Il faut compter sur soi-même pour se réaliser, même à plus de cinquante ans. Si j’arrivais à obtenir quelque chose de correct de mes actes, je serais récompensée. Qu’importe quand, par qui et comment ! Je n’aurais pas vécu pour rien…
Je n’ai pas lu Boris Cyrulnik, mais j’ai cherché sur Internet des liens sur ce terme qu’il a inventé issu d’un phénomène physique, la résilience. Pour lui il s’agit d’une lutte pour se reconstruire après un choc psychologique. Il me faudrait beaucoup de temps pour retenir tout ce qui en est dit, et surtout lire les livres de Boris Cyrulnik. J’ai appris sur cet éminent psychiatre que pour lui « le deuil ne se fait pas avec l’oubli. L’oubli serait une sorte d’abandon et l’apaisement ne peut se produire en abandonnant l’être perdu. » et que « le déni conduit à une amputation de soi… Quand une part de soi est morte, il faut faire revenir la vie. ». Et il souligne qu’il faut combattre les fantômes. Je crois que l’on peut garder en mémoire les disparus. Par contre il faut accepter qu’ils évoluent s’ils sont toujours vivants. Les sentiments qu’ils nous ont provoqués un jour sont révolus, ce sont eux les fantômes dont il faut se garder d’évoquer. Il nous reste les doux souvenirs…

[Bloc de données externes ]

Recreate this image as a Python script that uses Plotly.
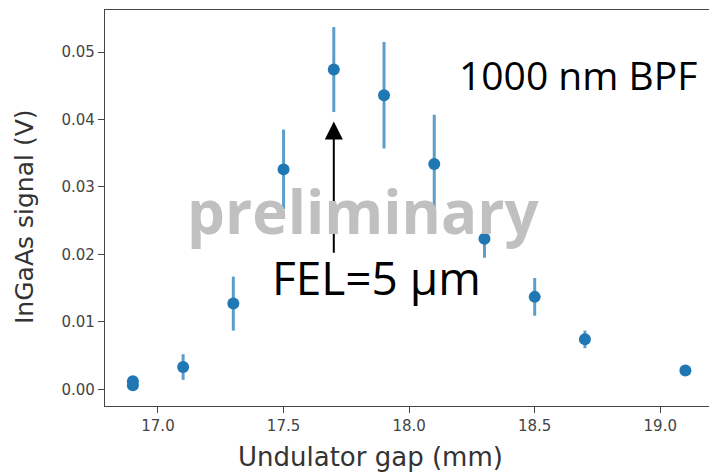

Boris Cyrulnik appuie l’importance du pardon, tout en considérant qu’il n’est pas toujours possible. Si personne ne peut me donner le sien, il serait bon que je me l’accorde à moi-même pour tout ce que je suis et ce que j’ai fait, mes échecs inclus, et le dérangement que j’occasionne à mon entourage.
Il parle de « douceur et de violence » dans la résilience, Boris Cyrulnik. Je ressens ce drôle de paradoxe, quand je pense aux gens qui m’ont fait du mal. Ils m’ont jugée, et je l’ai fait d’eux. Nous ne devrions pas échafauder des jugements hâtifs et définitifs sur l’apparence et quelques faits. Hélas, nous sommes tous ainsi, nous jugeons sans détenir tous les tenants et aboutissants des comportements humains.
Ma résilience à travers l’écriture arrivera à me faire passer tout cela. Je n’en voudrai plus à personne et cesserai de culpabiliser, la conscience apaisée.



[1] Psychanalyste d’origine allemande, disciple de Sigmund Freud, exilé du nazisme aux Etats-Unis et auteur des livres « L’Art d’aimer » et « La peur de la liberté » que j’ai lus et qui m’ont profondément marquée.